Got Milk?

Like four generations of her family before her, Rosina Wallace is a dairy farmer. She has 31 cows at her small Vermont dairy, providing her just enough money to live.

But because of the Jeffords power shift in the Senate, Wallace’s dairy days may soon be over. In February, milk prices fell to the lowest rates since the 1970s. The only thing keeping Wallace’s farm afloat is the Northeast dairy compact, which was created by Congress in 1996 and sets a minimum price farmers are paid for a gallon of milk.

"It would have just wiped everybody out," Wallace said of the price drop. "Except the compact guarantees we'll get that production amount."

But with the defection from the GOP of Vermont Sen. Jim Jeffords, the future of the compact – and of dairy farmers like Wallace – is in doubt.

Vermonters fear a backlash against the dairy compact, which Jeffords championed. Now critics who have long called it legalized price fixing may have their day.

"It's a welfare system for Vermont dairy farmers that operates at the expense of the average consumer," economist David Tuerck said.

Some point to the system in the Midwest, which relies on a few huge dairy corporations and considers compacts the bane of interstate commerce. President Bush and most of Congress oppose the Northeast dairy compact. And those legislators who weren’t sure may have soured on the idea, some say.

"Republicans that might have supported the dairy compact in the past to keep him in the party are going to be a lot less inclined to support it now," Tuerck said.
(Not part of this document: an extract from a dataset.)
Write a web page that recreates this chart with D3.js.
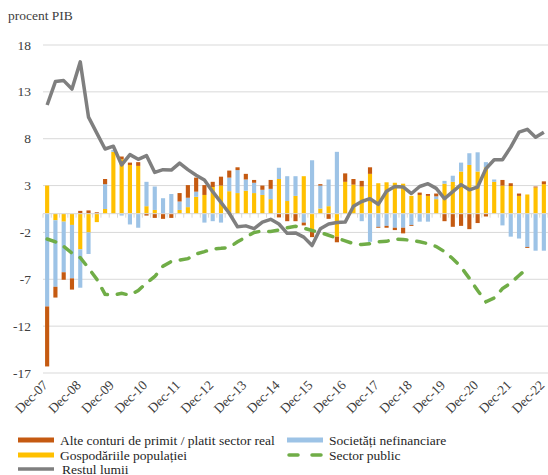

Vermonters like Congressman Bernie Sanders aren’t letting the criticism curdle their enthusiasm for the compact. He argues it actually encourages competition by keeping more family farms alive.

"I don't want the day to come when food production in this country is controlled by a handful of huge agri-business corporations," Sanders said.

Twenty five states, mostly in the South and East, have passed legislation to join dairy compacts. But the Northeast compact could evaporate come September when Congress decides whether to reauthorize or end it.